WHAT NEEDS TO BE DONE.
Give all the lines below again, exactly, with no pictures.

#### DATA LINES

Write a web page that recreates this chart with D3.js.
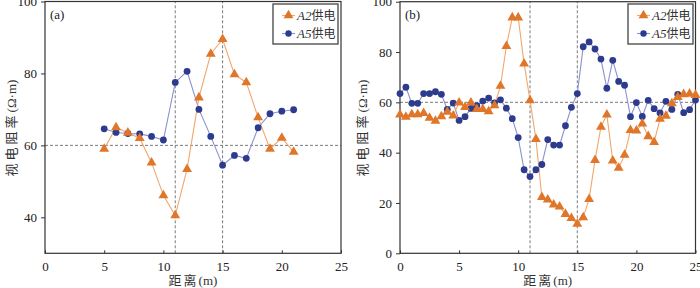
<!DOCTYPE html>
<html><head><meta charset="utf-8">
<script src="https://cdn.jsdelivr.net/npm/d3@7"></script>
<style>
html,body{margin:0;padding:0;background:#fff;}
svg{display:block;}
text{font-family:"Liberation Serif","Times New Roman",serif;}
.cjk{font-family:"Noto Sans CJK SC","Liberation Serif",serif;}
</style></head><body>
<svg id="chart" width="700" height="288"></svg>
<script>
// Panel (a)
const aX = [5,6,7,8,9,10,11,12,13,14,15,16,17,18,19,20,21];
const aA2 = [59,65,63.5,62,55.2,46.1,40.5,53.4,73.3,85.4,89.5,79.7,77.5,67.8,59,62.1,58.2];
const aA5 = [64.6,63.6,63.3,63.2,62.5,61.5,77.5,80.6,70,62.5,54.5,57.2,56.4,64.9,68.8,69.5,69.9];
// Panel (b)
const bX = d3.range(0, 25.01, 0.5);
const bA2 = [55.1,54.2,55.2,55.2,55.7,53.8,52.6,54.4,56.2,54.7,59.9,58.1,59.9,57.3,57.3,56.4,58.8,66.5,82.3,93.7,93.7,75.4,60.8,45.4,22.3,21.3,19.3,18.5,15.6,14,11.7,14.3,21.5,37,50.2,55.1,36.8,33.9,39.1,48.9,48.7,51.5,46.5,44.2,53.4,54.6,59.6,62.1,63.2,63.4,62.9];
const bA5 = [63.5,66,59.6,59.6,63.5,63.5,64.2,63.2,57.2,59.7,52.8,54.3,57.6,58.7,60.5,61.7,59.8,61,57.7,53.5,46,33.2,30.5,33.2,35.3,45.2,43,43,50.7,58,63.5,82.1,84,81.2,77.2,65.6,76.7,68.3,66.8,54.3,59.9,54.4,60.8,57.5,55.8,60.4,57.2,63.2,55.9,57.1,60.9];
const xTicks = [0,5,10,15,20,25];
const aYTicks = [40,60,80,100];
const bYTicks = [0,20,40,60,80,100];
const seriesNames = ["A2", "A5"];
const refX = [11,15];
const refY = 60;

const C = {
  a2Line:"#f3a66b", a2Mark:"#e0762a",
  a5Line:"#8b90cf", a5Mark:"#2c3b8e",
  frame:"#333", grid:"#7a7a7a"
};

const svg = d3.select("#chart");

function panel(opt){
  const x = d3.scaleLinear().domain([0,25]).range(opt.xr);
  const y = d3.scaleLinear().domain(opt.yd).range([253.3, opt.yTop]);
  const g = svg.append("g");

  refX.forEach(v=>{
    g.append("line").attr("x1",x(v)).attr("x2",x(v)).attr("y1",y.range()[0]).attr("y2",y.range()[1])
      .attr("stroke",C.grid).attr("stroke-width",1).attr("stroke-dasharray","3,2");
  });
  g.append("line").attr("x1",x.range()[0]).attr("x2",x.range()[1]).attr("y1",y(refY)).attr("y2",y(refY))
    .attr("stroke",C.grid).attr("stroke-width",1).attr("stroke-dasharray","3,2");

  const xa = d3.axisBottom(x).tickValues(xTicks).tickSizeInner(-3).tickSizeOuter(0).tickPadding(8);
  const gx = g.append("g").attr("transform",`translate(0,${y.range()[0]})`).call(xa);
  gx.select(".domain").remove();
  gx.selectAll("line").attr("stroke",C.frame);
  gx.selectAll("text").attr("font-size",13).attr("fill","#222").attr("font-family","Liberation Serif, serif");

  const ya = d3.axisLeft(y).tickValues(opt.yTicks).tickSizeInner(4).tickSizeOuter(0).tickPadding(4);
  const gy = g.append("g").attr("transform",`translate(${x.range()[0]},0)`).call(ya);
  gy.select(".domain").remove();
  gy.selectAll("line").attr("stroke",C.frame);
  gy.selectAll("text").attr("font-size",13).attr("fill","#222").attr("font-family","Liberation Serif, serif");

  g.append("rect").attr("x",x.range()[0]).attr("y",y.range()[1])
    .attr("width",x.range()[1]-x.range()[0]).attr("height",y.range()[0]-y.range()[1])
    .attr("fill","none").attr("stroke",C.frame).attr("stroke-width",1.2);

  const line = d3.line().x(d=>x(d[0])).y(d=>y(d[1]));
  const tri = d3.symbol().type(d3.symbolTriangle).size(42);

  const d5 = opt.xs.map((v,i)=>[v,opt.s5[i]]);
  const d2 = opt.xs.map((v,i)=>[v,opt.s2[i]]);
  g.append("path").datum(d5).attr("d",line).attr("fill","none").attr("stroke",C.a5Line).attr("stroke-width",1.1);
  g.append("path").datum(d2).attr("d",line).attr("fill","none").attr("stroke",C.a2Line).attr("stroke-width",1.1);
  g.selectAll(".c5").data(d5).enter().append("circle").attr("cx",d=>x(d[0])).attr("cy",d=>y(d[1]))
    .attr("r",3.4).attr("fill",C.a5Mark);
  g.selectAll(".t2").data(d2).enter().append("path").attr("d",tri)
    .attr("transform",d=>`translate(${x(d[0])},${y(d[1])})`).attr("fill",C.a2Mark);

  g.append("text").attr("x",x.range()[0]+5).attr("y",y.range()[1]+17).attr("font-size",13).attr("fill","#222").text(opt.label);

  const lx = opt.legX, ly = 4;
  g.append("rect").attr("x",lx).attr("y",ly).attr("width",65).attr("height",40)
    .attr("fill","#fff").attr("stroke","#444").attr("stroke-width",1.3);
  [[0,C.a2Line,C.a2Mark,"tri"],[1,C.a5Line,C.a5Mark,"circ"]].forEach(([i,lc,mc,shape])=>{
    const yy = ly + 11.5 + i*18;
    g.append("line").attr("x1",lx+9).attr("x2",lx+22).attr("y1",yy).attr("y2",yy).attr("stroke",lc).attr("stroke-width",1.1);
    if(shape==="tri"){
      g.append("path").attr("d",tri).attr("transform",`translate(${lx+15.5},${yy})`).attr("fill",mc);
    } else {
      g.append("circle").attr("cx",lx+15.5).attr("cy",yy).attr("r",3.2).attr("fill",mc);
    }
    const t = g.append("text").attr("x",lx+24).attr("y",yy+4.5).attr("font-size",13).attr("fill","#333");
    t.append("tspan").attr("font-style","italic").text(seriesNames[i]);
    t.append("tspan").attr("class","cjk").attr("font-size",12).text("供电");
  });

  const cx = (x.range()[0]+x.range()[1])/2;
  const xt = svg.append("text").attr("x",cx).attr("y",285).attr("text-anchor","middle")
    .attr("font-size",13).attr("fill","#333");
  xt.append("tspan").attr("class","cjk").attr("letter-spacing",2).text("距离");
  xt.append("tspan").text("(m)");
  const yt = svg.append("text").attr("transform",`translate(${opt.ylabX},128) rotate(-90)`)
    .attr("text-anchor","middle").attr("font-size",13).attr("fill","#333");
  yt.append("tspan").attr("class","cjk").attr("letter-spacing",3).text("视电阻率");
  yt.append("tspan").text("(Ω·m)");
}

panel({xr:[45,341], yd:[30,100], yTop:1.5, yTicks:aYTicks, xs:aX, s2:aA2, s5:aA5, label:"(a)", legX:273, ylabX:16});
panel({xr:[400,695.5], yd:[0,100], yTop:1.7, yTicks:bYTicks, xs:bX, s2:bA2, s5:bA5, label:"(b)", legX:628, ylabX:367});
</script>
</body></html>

########

WRITTEN REPLY.
Write a web page that recreates this chart with D3.js.
<!DOCTYPE html>
<html><head><meta charset="utf-8">
<script src="https://cdn.jsdelivr.net/npm/d3@7"></script>
<style>
html,body{margin:0;padding:0;background:#fff;}
svg{display:block;}
text{font-family:"Liberation Serif","Times New Roman",serif;}
.cjk{font-family:"Noto Sans CJK SC","Liberation Serif",serif;}
</style></head><body>
<svg id="chart" width="700" height="288"></svg>
<script>
// Panel (a)
const aX = [5,6,7,8,9,10,11,12,13,14,15,16,17,18,19,20,21];
const aA2 = [59,65,63.5,62,55.2,46.1,40.5,53.4,73.3,85.4,89.5,79.7,77.5,67.8,59,62.1,58.2];
const aA5 = [64.6,63.6,63.3,63.2,62.5,61.5,77.5,80.6,70,62.5,54.5,57.2,56.4,64.9,68.8,69.5,69.9];
// Panel (b)
const bX = d3.range(0, 25.01, 0.5);
const bA2 = [55.1,54.2,55.2,55.2,55.7,53.8,52.6,54.4,56.2,54.7,59.9,58.1,59.9,57.3,57.3,56.4,58.8,66.5,82.3,93.7,93.7,75.4,60.8,45.4,22.3,21.3,19.3,18.5,15.6,14,11.7,14.3,21.5,37,50.2,55.1,36.8,33.9,39.1,48.9,48.7,51.5,46.5,44.2,53.4,54.6,59.6,62.1,63.2,63.4,62.9];
const bA5 = [63.5,66,59.6,59.6,63.5,63.5,64.2,63.2,57.2,59.7,52.8,54.3,57.6,58.7,60.5,61.7,59.8,61,57.7,53.5,46,33.2,30.5,33.2,35.3,45.2,43,43,50.7,58,63.5,82.1,84,81.2,77.2,65.6,76.7,68.3,66.8,54.3,59.9,54.4,60.8,57.5,55.8,60.4,57.2,63.2,55.9,57.1,60.9];
const xTicks = [0,5,10,15,20,25];
const aYTicks = [40,60,80,100];
const bYTicks = [0,20,40,60,80,100];
const seriesNames = ["A2", "A5"];
const refX = [11,15];
const refY = 60;

const C = {
  a2Line:"#f3a66b", a2Mark:"#e0762a",
  a5Line:"#8b90cf", a5Mark:"#2c3b8e",
  frame:"#333", grid:"#7a7a7a"
};

const svg = d3.select("#chart");

function panel(opt){
  const x = d3.scaleLinear().domain([0,25]).range(opt.xr);
  const y = d3.scaleLinear().domain(opt.yd).range([253.3, opt.yTop]);
  const g = svg.append("g");

  refX.forEach(v=>{
    g.append("line").attr("x1",x(v)).attr("x2",x(v)).attr("y1",y.range()[0]).attr("y2",y.range()[1])
      .attr("stroke",C.grid).attr("stroke-width",1).attr("stroke-dasharray","3,2");
  });
  g.append("line").attr("x1",x.range()[0]).attr("x2",x.range()[1]).attr("y1",y(refY)).attr("y2",y(refY))
    .attr("stroke",C.grid).attr("stroke-width",1).attr("stroke-dasharray","3,2");

  const xa = d3.axisBottom(x).tickValues(xTicks).tickSizeInner(-3).tickSizeOuter(0).tickPadding(8);
  const gx = g.append("g").attr("transform",`translate(0,${y.range()[0]})`).call(xa);
  gx.select(".domain").remove();
  gx.selectAll("line").attr("stroke",C.frame);
  gx.selectAll("text").attr("font-size",13).attr("fill","#222").attr("font-family","Liberation Serif, serif");

  const ya = d3.axisLeft(y).tickValues(opt.yTicks).tickSizeInner(4).tickSizeOuter(0).tickPadding(4);
  const gy = g.append("g").attr("transform",`translate(${x.range()[0]},0)`).call(ya);
  gy.select(".domain").remove();
  gy.selectAll("line").attr("stroke",C.frame);
  gy.selectAll("text").attr("font-size",13).attr("fill","#222").attr("font-family","Liberation Serif, serif");

  g.append("rect").attr("x",x.range()[0]).attr("y",y.range()[1])
    .attr("width",x.range()[1]-x.range()[0]).attr("height",y.range()[0]-y.range()[1])
    .attr("fill","none").attr("stroke",C.frame).attr("stroke-width",1.2);

  const line = d3.line().x(d=>x(d[0])).y(d=>y(d[1]));
  const tri = d3.symbol().type(d3.symbolTriangle).size(42);

  const d5 = opt.xs.map((v,i)=>[v,opt.s5[i]]);
  const d2 = opt.xs.map((v,i)=>[v,opt.s2[i]]);
  g.append("path").datum(d5).attr("d",line).attr("fill","none").attr("stroke",C.a5Line).attr("stroke-width",1.1);
  g.append("path").datum(d2).attr("d",line).attr("fill","none").attr("stroke",C.a2Line).attr("stroke-width",1.1);
  g.selectAll(".c5").data(d5).enter().append("circle").attr("cx",d=>x(d[0])).attr("cy",d=>y(d[1]))
    .attr("r",3.4).attr("fill",C.a5Mark);
  g.selectAll(".t2").data(d2).enter().append("path").attr("d",tri)
    .attr("transform",d=>`translate(${x(d[0])},${y(d[1])})`).attr("fill",C.a2Mark);

  g.append("text").attr("x",x.range()[0]+5).attr("y",y.range()[1]+17).attr("font-size",13).attr("fill","#222").text(opt.label);

  const lx = opt.legX, ly = 4;
  g.append("rect").attr("x",lx).attr("y",ly).attr("width",65).attr("height",40)
    .attr("fill","#fff").attr("stroke","#444").attr("stroke-width",1.3);
  [[0,C.a2Line,C.a2Mark,"tri"],[1,C.a5Line,C.a5Mark,"circ"]].forEach(([i,lc,mc,shape])=>{
    const yy = ly + 11.5 + i*18;
    g.append("line").attr("x1",lx+9).attr("x2",lx+22).attr("y1",yy).attr("y2",yy).attr("stroke",lc).attr("stroke-width",1.1);
    if(shape==="tri"){
      g.append("path").attr("d",tri).attr("transform",`translate(${lx+15.5},${yy})`).attr("fill",mc);
    } else {
      g.append("circle").attr("cx",lx+15.5).attr("cy",yy).attr("r",3.2).attr("fill",mc);
    }
    const t = g.append("text").attr("x",lx+24).attr("y",yy+4.5).attr("font-size",13).attr("fill","#333");
    t.append("tspan").attr("font-style","italic").text(seriesNames[i]);
    t.append("tspan").attr("class","cjk").attr("font-size",12).text("供电");
  });

  const cx = (x.range()[0]+x.range()[1])/2;
  const xt = svg.append("text").attr("x",cx).attr("y",285).attr("text-anchor","middle")
    .attr("font-size",13).attr("fill","#333");
  xt.append("tspan").attr("class","cjk").attr("letter-spacing",2).text("距离");
  xt.append("tspan").text("(m)");
  const yt = svg.append("text").attr("transform",`translate(${opt.ylabX},128) rotate(-90)`)
    .attr("text-anchor","middle").attr("font-size",13).attr("fill","#333");
  yt.append("tspan").attr("class","cjk").attr("letter-spacing",3).text("视电阻率");
  yt.append("tspan").text("(Ω·m)");
}

panel({xr:[45,341], yd:[30,100], yTop:1.5, yTicks:aYTicks, xs:aX, s2:aA2, s5:aA5, label:"(a)", legX:273, ylabX:16});
panel({xr:[400,695.5], yd:[0,100], yTop:1.7, yTicks:bYTicks, xs:bX, s2:bA2, s5:bA5, label:"(b)", legX:628, ylabX:367});
</script>
</body></html>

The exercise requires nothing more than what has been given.